⟨

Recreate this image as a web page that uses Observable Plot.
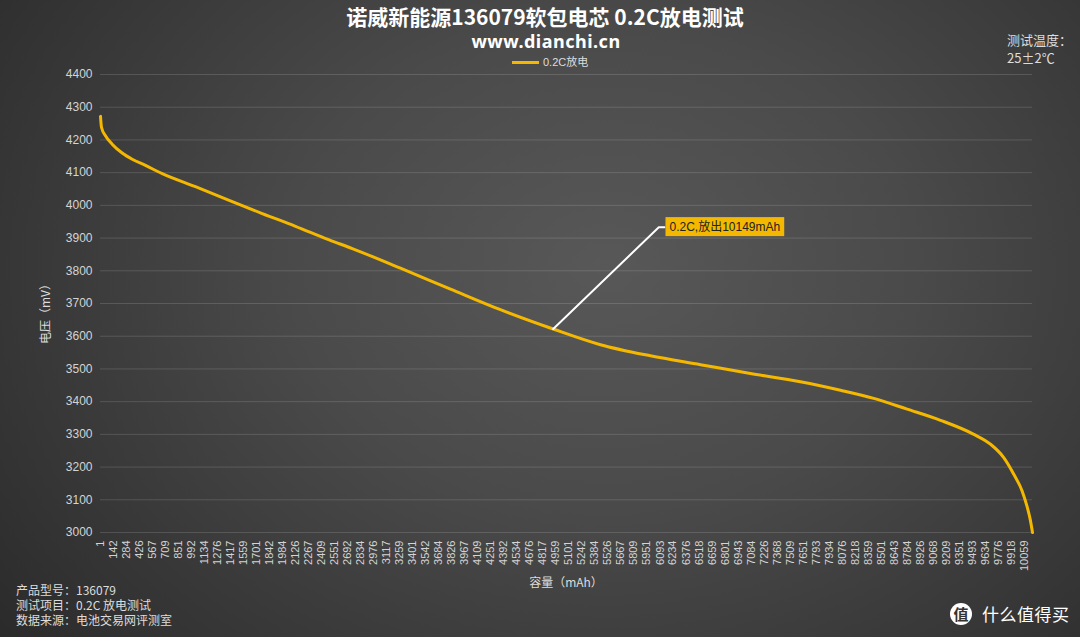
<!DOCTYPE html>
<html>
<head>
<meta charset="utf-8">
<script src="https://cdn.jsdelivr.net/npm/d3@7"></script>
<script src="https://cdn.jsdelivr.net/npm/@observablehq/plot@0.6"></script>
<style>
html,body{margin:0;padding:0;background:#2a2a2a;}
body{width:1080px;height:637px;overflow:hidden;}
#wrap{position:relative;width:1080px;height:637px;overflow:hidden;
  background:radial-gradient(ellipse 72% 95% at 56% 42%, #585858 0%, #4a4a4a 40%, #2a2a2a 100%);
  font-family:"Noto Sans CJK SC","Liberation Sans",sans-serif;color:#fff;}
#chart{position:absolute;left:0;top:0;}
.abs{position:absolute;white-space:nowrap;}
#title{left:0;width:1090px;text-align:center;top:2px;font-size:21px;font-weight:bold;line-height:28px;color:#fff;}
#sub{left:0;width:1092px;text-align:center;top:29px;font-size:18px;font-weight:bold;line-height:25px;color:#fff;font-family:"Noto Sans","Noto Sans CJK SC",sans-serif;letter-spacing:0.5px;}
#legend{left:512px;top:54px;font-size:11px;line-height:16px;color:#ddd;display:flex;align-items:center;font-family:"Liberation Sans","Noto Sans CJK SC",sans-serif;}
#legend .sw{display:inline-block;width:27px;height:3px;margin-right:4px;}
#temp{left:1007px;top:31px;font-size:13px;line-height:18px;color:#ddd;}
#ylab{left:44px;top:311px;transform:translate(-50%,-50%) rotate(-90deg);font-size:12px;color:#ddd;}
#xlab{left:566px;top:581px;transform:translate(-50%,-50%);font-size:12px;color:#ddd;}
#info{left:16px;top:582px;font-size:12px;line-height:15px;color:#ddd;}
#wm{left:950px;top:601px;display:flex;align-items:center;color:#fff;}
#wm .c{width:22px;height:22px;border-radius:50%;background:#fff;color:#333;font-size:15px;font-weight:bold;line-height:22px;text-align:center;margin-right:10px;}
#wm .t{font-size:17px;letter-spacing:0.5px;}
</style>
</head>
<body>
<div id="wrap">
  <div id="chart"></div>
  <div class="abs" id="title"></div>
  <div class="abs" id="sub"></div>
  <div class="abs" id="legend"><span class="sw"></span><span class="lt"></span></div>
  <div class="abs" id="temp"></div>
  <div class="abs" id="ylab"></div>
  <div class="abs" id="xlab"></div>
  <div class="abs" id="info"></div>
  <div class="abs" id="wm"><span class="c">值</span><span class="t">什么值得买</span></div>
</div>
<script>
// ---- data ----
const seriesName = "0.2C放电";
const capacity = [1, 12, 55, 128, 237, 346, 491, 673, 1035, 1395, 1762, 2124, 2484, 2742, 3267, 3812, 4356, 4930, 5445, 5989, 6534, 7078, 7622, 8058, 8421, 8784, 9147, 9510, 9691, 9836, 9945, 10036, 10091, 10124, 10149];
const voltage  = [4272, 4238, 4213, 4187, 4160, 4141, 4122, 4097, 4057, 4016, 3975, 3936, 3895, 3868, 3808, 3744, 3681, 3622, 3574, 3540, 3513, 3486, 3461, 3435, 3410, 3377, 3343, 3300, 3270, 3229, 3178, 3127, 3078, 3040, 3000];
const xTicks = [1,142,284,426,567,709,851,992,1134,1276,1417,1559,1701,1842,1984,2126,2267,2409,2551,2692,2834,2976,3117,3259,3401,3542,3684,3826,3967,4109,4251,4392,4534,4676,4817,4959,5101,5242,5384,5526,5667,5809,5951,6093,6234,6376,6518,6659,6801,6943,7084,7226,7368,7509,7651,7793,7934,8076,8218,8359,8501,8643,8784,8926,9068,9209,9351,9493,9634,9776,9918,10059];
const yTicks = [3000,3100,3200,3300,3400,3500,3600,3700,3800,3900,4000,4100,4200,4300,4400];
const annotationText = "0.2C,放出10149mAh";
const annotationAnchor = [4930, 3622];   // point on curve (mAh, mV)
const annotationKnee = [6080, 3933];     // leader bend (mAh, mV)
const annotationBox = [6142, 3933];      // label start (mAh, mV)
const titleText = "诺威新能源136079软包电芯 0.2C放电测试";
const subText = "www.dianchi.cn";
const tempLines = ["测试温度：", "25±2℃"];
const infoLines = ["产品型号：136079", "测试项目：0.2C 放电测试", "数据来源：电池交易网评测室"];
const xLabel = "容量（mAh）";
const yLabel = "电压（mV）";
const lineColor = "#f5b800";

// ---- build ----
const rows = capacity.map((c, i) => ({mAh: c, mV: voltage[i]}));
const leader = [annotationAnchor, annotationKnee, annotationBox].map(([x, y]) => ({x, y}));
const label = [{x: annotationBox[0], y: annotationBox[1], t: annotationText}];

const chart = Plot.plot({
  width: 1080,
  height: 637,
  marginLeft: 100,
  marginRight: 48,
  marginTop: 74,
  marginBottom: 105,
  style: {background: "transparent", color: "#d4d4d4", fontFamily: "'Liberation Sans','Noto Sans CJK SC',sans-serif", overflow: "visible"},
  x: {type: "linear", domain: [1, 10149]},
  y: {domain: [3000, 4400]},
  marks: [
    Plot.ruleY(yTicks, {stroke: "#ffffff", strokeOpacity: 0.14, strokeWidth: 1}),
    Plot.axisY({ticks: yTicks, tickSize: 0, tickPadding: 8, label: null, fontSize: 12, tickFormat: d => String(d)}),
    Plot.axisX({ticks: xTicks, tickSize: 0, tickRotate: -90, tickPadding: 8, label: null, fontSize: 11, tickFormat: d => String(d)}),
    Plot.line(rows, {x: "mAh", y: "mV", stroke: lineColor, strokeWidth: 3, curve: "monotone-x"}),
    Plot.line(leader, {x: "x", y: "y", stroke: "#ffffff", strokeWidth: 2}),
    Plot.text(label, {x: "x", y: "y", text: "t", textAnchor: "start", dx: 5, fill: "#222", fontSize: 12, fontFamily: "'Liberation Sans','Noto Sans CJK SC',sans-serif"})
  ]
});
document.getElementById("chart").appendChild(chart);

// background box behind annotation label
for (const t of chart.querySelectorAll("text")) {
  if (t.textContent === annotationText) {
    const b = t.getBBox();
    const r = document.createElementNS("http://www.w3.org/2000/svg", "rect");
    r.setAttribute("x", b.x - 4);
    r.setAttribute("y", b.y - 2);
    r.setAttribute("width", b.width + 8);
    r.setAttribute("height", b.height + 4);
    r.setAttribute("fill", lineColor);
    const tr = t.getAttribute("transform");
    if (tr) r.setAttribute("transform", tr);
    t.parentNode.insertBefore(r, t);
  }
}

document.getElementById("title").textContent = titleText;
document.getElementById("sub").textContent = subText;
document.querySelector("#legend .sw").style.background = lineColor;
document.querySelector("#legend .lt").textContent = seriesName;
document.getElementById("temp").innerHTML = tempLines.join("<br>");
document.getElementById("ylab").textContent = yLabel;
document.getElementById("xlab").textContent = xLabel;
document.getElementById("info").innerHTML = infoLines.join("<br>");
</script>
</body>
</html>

⟩

Goal:
Leave out the pictures and print every line of the data exactly.

Solution:
Recreate this image as a web page that uses Observable Plot.
<!DOCTYPE html>
<html>
<head>
<meta charset="utf-8">
<script src="https://cdn.jsdelivr.net/npm/d3@7"></script>
<script src="https://cdn.jsdelivr.net/npm/@observablehq/plot@0.6"></script>
<style>
html,body{margin:0;padding:0;background:#2a2a2a;}
body{width:1080px;height:637px;overflow:hidden;}
#wrap{position:relative;width:1080px;height:637px;overflow:hidden;
  background:radial-gradient(ellipse 72% 95% at 56% 42%, #585858 0%, #4a4a4a 40%, #2a2a2a 100%);
  font-family:"Noto Sans CJK SC","Liberation Sans",sans-serif;color:#fff;}
#chart{position:absolute;left:0;top:0;}
.abs{position:absolute;white-space:nowrap;}
#title{left:0;width:1090px;text-align:center;top:2px;font-size:21px;font-weight:bold;line-height:28px;color:#fff;}
#sub{left:0;width:1092px;text-align:center;top:29px;font-size:18px;font-weight:bold;line-height:25px;color:#fff;font-family:"Noto Sans","Noto Sans CJK SC",sans-serif;letter-spacing:0.5px;}
#legend{left:512px;top:54px;font-size:11px;line-height:16px;color:#ddd;display:flex;align-items:center;font-family:"Liberation Sans","Noto Sans CJK SC",sans-serif;}
#legend .sw{display:inline-block;width:27px;height:3px;margin-right:4px;}
#temp{left:1007px;top:31px;font-size:13px;line-height:18px;color:#ddd;}
#ylab{left:44px;top:311px;transform:translate(-50%,-50%) rotate(-90deg);font-size:12px;color:#ddd;}
#xlab{left:566px;top:581px;transform:translate(-50%,-50%);font-size:12px;color:#ddd;}
#info{left:16px;top:582px;font-size:12px;line-height:15px;color:#ddd;}
#wm{left:950px;top:601px;display:flex;align-items:center;color:#fff;}
#wm .c{width:22px;height:22px;border-radius:50%;background:#fff;color:#333;font-size:15px;font-weight:bold;line-height:22px;text-align:center;margin-right:10px;}
#wm .t{font-size:17px;letter-spacing:0.5px;}
</style>
</head>
<body>
<div id="wrap">
  <div id="chart"></div>
  <div class="abs" id="title"></div>
  <div class="abs" id="sub"></div>
  <div class="abs" id="legend"><span class="sw"></span><span class="lt"></span></div>
  <div class="abs" id="temp"></div>
  <div class="abs" id="ylab"></div>
  <div class="abs" id="xlab"></div>
  <div class="abs" id="info"></div>
  <div class="abs" id="wm"><span class="c">值</span><span class="t">什么值得买</span></div>
</div>
<script>
// ---- data ----
const seriesName = "0.2C放电";
const capacity = [1, 12, 55, 128, 237, 346, 491, 673, 1035, 1395, 1762, 2124, 2484, 2742, 3267, 3812, 4356, 4930, 5445, 5989, 6534, 7078, 7622, 8058, 8421, 8784, 9147, 9510, 9691, 9836, 9945, 10036, 10091, 10124, 10149];
const voltage  = [4272, 4238, 4213, 4187, 4160, 4141, 4122, 4097, 4057, 4016, 3975, 3936, 3895, 3868, 3808, 3744, 3681, 3622, 3574, 3540, 3513, 3486, 3461, 3435, 3410, 3377, 3343, 3300, 3270, 3229, 3178, 3127, 3078, 3040, 3000];
const xTicks = [1,142,284,426,567,709,851,992,1134,1276,1417,1559,1701,1842,1984,2126,2267,2409,2551,2692,2834,2976,3117,3259,3401,3542,3684,3826,3967,4109,4251,4392,4534,4676,4817,4959,5101,5242,5384,5526,5667,5809,5951,6093,6234,6376,6518,6659,6801,6943,7084,7226,7368,7509,7651,7793,7934,8076,8218,8359,8501,8643,8784,8926,9068,9209,9351,9493,9634,9776,9918,10059];
const yTicks = [3000,3100,3200,3300,3400,3500,3600,3700,3800,3900,4000,4100,4200,4300,4400];
const annotationText = "0.2C,放出10149mAh";
const annotationAnchor = [4930, 3622];   // point on curve (mAh, mV)
const annotationKnee = [6080, 3933];     // leader bend (mAh, mV)
const annotationBox = [6142, 3933];      // label start (mAh, mV)
const titleText = "诺威新能源136079软包电芯 0.2C放电测试";
const subText = "www.dianchi.cn";
const tempLines = ["测试温度：", "25±2℃"];
const infoLines = ["产品型号：136079", "测试项目：0.2C 放电测试", "数据来源：电池交易网评测室"];
const xLabel = "容量（mAh）";
const yLabel = "电压（mV）";
const lineColor = "#f5b800";

// ---- build ----
const rows = capacity.map((c, i) => ({mAh: c, mV: voltage[i]}));
const leader = [annotationAnchor, annotationKnee, annotationBox].map(([x, y]) => ({x, y}));
const label = [{x: annotationBox[0], y: annotationBox[1], t: annotationText}];

const chart = Plot.plot({
  width: 1080,
  height: 637,
  marginLeft: 100,
  marginRight: 48,
  marginTop: 74,
  marginBottom: 105,
  style: {background: "transparent", color: "#d4d4d4", fontFamily: "'Liberation Sans','Noto Sans CJK SC',sans-serif", overflow: "visible"},
  x: {type: "linear", domain: [1, 10149]},
  y: {domain: [3000, 4400]},
  marks: [
    Plot.ruleY(yTicks, {stroke: "#ffffff", strokeOpacity: 0.14, strokeWidth: 1}),
    Plot.axisY({ticks: yTicks, tickSize: 0, tickPadding: 8, label: null, fontSize: 12, tickFormat: d => String(d)}),
    Plot.axisX({ticks: xTicks, tickSize: 0, tickRotate: -90, tickPadding: 8, label: null, fontSize: 11, tickFormat: d => String(d)}),
    Plot.line(rows, {x: "mAh", y: "mV", stroke: lineColor, strokeWidth: 3, curve: "monotone-x"}),
    Plot.line(leader, {x: "x", y: "y", stroke: "#ffffff", strokeWidth: 2}),
    Plot.text(label, {x: "x", y: "y", text: "t", textAnchor: "start", dx: 5, fill: "#222", fontSize: 12, fontFamily: "'Liberation Sans','Noto Sans CJK SC',sans-serif"})
  ]
});
document.getElementById("chart").appendChild(chart);

// background box behind annotation label
for (const t of chart.querySelectorAll("text")) {
  if (t.textContent === annotationText) {
    const b = t.getBBox();
    const r = document.createElementNS("http://www.w3.org/2000/svg", "rect");
    r.setAttribute("x", b.x - 4);
    r.setAttribute("y", b.y - 2);
    r.setAttribute("width", b.width + 8);
    r.setAttribute("height", b.height + 4);
    r.setAttribute("fill", lineColor);
    const tr = t.getAttribute("transform");
    if (tr) r.setAttribute("transform", tr);
    t.parentNode.insertBefore(r, t);
  }
}

document.getElementById("title").textContent = titleText;
document.getElementById("sub").textContent = subText;
document.querySelector("#legend .sw").style.background = lineColor;
document.querySelector("#legend .lt").textContent = seriesName;
document.getElementById("temp").innerHTML = tempLines.join("<br>");
document.getElementById("ylab").textContent = yLabel;
document.getElementById("xlab").textContent = xLabel;
document.getElementById("info").innerHTML = infoLines.join("<br>");
</script>
</body>
</html>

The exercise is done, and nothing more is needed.